§ **Problem requirements**:
Please transcribe the data that follows without the pictures, keeping every word the same.

§ **Source data**:

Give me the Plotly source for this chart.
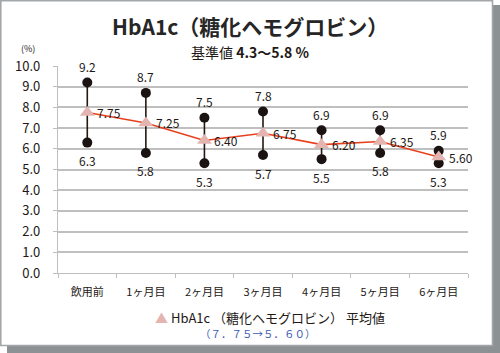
import plotly.graph_objects as go

categories = ["飲用前", "1ヶ月目", "2ヶ月目", "3ヶ月目", "4ヶ月目", "5ヶ月目", "6ヶ月目"]
max_vals = [9.2, 8.7, 7.5, 7.8, 6.9, 6.9, 5.9]
min_vals = [6.3, 5.8, 5.3, 5.7, 5.5, 5.8, 5.3]
mean_vals = [7.75, 7.25, 6.40, 6.75, 6.20, 6.35, 5.60]
mean_labels = ["7.75", "7.25", "6.40", "6.75", "6.20", "6.35", "5.60"]
y_ticks = [0, 1, 2, 3, 4, 5, 6, 7, 8, 9, 10]

W, H = 500, 353
ML, MR, MT, MB = 58, 32, 66, 80
PW, PH = W - ML - MR, H - MT - MB


def px(x):
    return (x - ML) / PW


def py(y):
    return (H - MB - y) / PH


FONT = "Noto Sans CJK JP"
TXT = "#231815"
fig = go.Figure()

# range bars (min-max)
for c, lo, hi in zip(categories, min_vals, max_vals):
    fig.add_trace(go.Scatter(x=[c, c], y=[lo, hi], mode="lines",
                             line=dict(color=TXT, width=1.6),
                             showlegend=False, hoverinfo="skip", cliponaxis=False))

fig.add_trace(go.Scatter(x=categories, y=max_vals, mode="markers",
                         marker=dict(color="#1a1311", size=10),
                         showlegend=False, cliponaxis=False))
fig.add_trace(go.Scatter(x=categories, y=min_vals, mode="markers",
                         marker=dict(color="#1a1311", size=10),
                         showlegend=False, cliponaxis=False))

fig.add_trace(go.Scatter(x=categories, y=mean_vals, mode="lines",
                         line=dict(color="#e8401c", width=1.6),
                         showlegend=False, hoverinfo="skip", cliponaxis=False))
fig.add_trace(go.Scatter(x=categories, y=mean_vals, mode="markers",
                         name="HbA1c（糖化ヘモグロビン）平均値",
                         marker=dict(symbol="triangle-up", color="#e3b4b0", size=13),
                         showlegend=False, cliponaxis=False))

shapes = [
    dict(type="rect", xref="paper", yref="paper", x0=px(493), x1=px(500), y0=py(5), y1=py(353),
         fillcolor="#8c9194", line=dict(width=0), layer="below"),
    dict(type="rect", xref="paper", yref="paper", x0=px(7), x1=px(500), y0=py(346), y1=py(353),
         fillcolor="#8c9194", line=dict(width=0), layer="below"),
    dict(type="rect", xref="paper", yref="paper", x0=px(0.8), x1=px(492.5), y0=py(0.8), y1=py(345.5),
         fillcolor="white", line=dict(color="#a3a7a9", width=1.6), layer="below"),
]

annotations = []
for c, v in zip(categories, max_vals):
    annotations.append(dict(x=c, y=v, text=f"{v:.1f}", showarrow=False, yshift=16,
                            font=dict(size=12, color=TXT, family=FONT)))
for c, v in zip(categories, min_vals):
    annotations.append(dict(x=c, y=v, text=f"{v:.1f}", showarrow=False, yshift=-18,
                            font=dict(size=12, color=TXT, family=FONT)))
for c, v, t in zip(categories, mean_vals, mean_labels):
    annotations.append(dict(x=c, y=v, text=t, showarrow=False, xshift=8, xanchor="left",
                            font=dict(size=12, color=TXT, family=FONT)))

annotations += [
    dict(text="<b>HbA1c（糖化ヘモグロビン）</b>", x=px(250), y=py(26), xref="paper", yref="paper",
         showarrow=False, font=dict(size=21, color="#262626", family=FONT), xanchor="center", yanchor="middle"),
    dict(text="基準値 <b>4.3～5.8 %</b>", x=px(250), y=py(52), xref="paper", yref="paper",
         showarrow=False, font=dict(size=14, color=TXT, family=FONT), xanchor="center", yanchor="middle"),
    dict(text="(%)", x=px(28), y=py(48), xref="paper", yref="paper",
         showarrow=False, font=dict(size=9, color=TXT, family=FONT), xanchor="center", yanchor="middle"),
    dict(text="<span style='color:#e3b4b0'>▲</span> HbA1c （糖化ヘモグロビン） 平均値",
         x=px(153), y=py(317), xref="paper", yref="paper",
         showarrow=False, font=dict(size=13, color=TXT, family=FONT), xanchor="left", yanchor="middle"),
    dict(text="（７．７５→５．６０）", x=px(258), y=py(333), xref="paper", yref="paper",
         showarrow=False, font=dict(size=10.5, color="#3b5bb0", family=FONT), xanchor="center", yanchor="middle"),
]

fig.update_layout(
    width=W, height=H,
    margin=dict(l=ML, r=MR, t=MT, b=MB),
    paper_bgcolor="white", plot_bgcolor="rgba(0,0,0,0)",
    font=dict(family=FONT, color=TXT),
    shapes=shapes, annotations=annotations,
    showlegend=False,
    xaxis=dict(type="category", categoryorder="array", categoryarray=categories,
               showgrid=False, showline=True, linecolor="#bfbfbf", linewidth=1.2,
               ticks="outside", tickson="boundaries", ticklen=4, tickcolor="#bfbfbf",
               tickfont=dict(size=11, color=TXT, family=FONT), ticklabelstandoff=9,
               range=[-0.5, 6.5], fixedrange=True),
    yaxis=dict(range=[0, 10], tickvals=y_ticks, ticktext=[f"{v:.1f}" for v in y_ticks],
               showgrid=True, gridcolor="#bfbfbf", gridwidth=1.6,
               showline=True, linecolor="#bfbfbf", linewidth=1.2,
               ticks="outside", ticklen=4, tickcolor="#bfbfbf",
               tickfont=dict(size=13, color=TXT, family=FONT), ticklabelstandoff=10,
               zeroline=False, fixedrange=True),
)

fig.write_html("out.html")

§ **In response**:
Give me the Plotly source for this chart.
import plotly.graph_objects as go

categories = ["飲用前", "1ヶ月目", "2ヶ月目", "3ヶ月目", "4ヶ月目", "5ヶ月目", "6ヶ月目"]
max_vals = [9.2, 8.7, 7.5, 7.8, 6.9, 6.9, 5.9]
min_vals = [6.3, 5.8, 5.3, 5.7, 5.5, 5.8, 5.3]
mean_vals = [7.75, 7.25, 6.40, 6.75, 6.20, 6.35, 5.60]
mean_labels = ["7.75", "7.25", "6.40", "6.75", "6.20", "6.35", "5.60"]
y_ticks = [0, 1, 2, 3, 4, 5, 6, 7, 8, 9, 10]

W, H = 500, 353
ML, MR, MT, MB = 58, 32, 66, 80
PW, PH = W - ML - MR, H - MT - MB


def px(x):
    return (x - ML) / PW


def py(y):
    return (H - MB - y) / PH


FONT = "Noto Sans CJK JP"
TXT = "#231815"
fig = go.Figure()

# range bars (min-max)
for c, lo, hi in zip(categories, min_vals, max_vals):
    fig.add_trace(go.Scatter(x=[c, c], y=[lo, hi], mode="lines",
                             line=dict(color=TXT, width=1.6),
                             showlegend=False, hoverinfo="skip", cliponaxis=False))

fig.add_trace(go.Scatter(x=categories, y=max_vals, mode="markers",
                         marker=dict(color="#1a1311", size=10),
                         showlegend=False, cliponaxis=False))
fig.add_trace(go.Scatter(x=categories, y=min_vals, mode="markers",
                         marker=dict(color="#1a1311", size=10),
                         showlegend=False, cliponaxis=False))

fig.add_trace(go.Scatter(x=categories, y=mean_vals, mode="lines",
                         line=dict(color="#e8401c", width=1.6),
                         showlegend=False, hoverinfo="skip", cliponaxis=False))
fig.add_trace(go.Scatter(x=categories, y=mean_vals, mode="markers",
                         name="HbA1c（糖化ヘモグロビン）平均値",
                         marker=dict(symbol="triangle-up", color="#e3b4b0", size=13),
                         showlegend=False, cliponaxis=False))

shapes = [
    dict(type="rect", xref="paper", yref="paper", x0=px(493), x1=px(500), y0=py(5), y1=py(353),
         fillcolor="#8c9194", line=dict(width=0), layer="below"),
    dict(type="rect", xref="paper", yref="paper", x0=px(7), x1=px(500), y0=py(346), y1=py(353),
         fillcolor="#8c9194", line=dict(width=0), layer="below"),
    dict(type="rect", xref="paper", yref="paper", x0=px(0.8), x1=px(492.5), y0=py(0.8), y1=py(345.5),
         fillcolor="white", line=dict(color="#a3a7a9", width=1.6), layer="below"),
]

annotations = []
for c, v in zip(categories, max_vals):
    annotations.append(dict(x=c, y=v, text=f"{v:.1f}", showarrow=False, yshift=16,
                            font=dict(size=12, color=TXT, family=FONT)))
for c, v in zip(categories, min_vals):
    annotations.append(dict(x=c, y=v, text=f"{v:.1f}", showarrow=False, yshift=-18,
                            font=dict(size=12, color=TXT, family=FONT)))
for c, v, t in zip(categories, mean_vals, mean_labels):
    annotations.append(dict(x=c, y=v, text=t, showarrow=False, xshift=8, xanchor="left",
                            font=dict(size=12, color=TXT, family=FONT)))

annotations += [
    dict(text="<b>HbA1c（糖化ヘモグロビン）</b>", x=px(250), y=py(26), xref="paper", yref="paper",
         showarrow=False, font=dict(size=21, color="#262626", family=FONT), xanchor="center", yanchor="middle"),
    dict(text="基準値 <b>4.3～5.8 %</b>", x=px(250), y=py(52), xref="paper", yref="paper",
         showarrow=False, font=dict(size=14, color=TXT, family=FONT), xanchor="center", yanchor="middle"),
    dict(text="(%)", x=px(28), y=py(48), xref="paper", yref="paper",
         showarrow=False, font=dict(size=9, color=TXT, family=FONT), xanchor="center", yanchor="middle"),
    dict(text="<span style='color:#e3b4b0'>▲</span> HbA1c （糖化ヘモグロビン） 平均値",
         x=px(153), y=py(317), xref="paper", yref="paper",
         showarrow=False, font=dict(size=13, color=TXT, family=FONT), xanchor="left", yanchor="middle"),
    dict(text="（７．７５→５．６０）", x=px(258), y=py(333), xref="paper", yref="paper",
         showarrow=False, font=dict(size=10.5, color="#3b5bb0", family=FONT), xanchor="center", yanchor="middle"),
]

fig.update_layout(
    width=W, height=H,
    margin=dict(l=ML, r=MR, t=MT, b=MB),
    paper_bgcolor="white", plot_bgcolor="rgba(0,0,0,0)",
    font=dict(family=FONT, color=TXT),
    shapes=shapes, annotations=annotations,
    showlegend=False,
    xaxis=dict(type="category", categoryorder="array", categoryarray=categories,
               showgrid=False, showline=True, linecolor="#bfbfbf", linewidth=1.2,
               ticks="outside", tickson="boundaries", ticklen=4, tickcolor="#bfbfbf",
               tickfont=dict(size=11, color=TXT, family=FONT), ticklabelstandoff=9,
               range=[-0.5, 6.5], fixedrange=True),
    yaxis=dict(range=[0, 10], tickvals=y_ticks, ticktext=[f"{v:.1f}" for v in y_ticks],
               showgrid=True, gridcolor="#bfbfbf", gridwidth=1.6,
               showline=True, linecolor="#bfbfbf", linewidth=1.2,
               ticks="outside", ticklen=4, tickcolor="#bfbfbf",
               tickfont=dict(size=13, color=TXT, family=FONT), ticklabelstandoff=10,
               zeroline=False, fixedrange=True),
)

fig.write_html("out.html")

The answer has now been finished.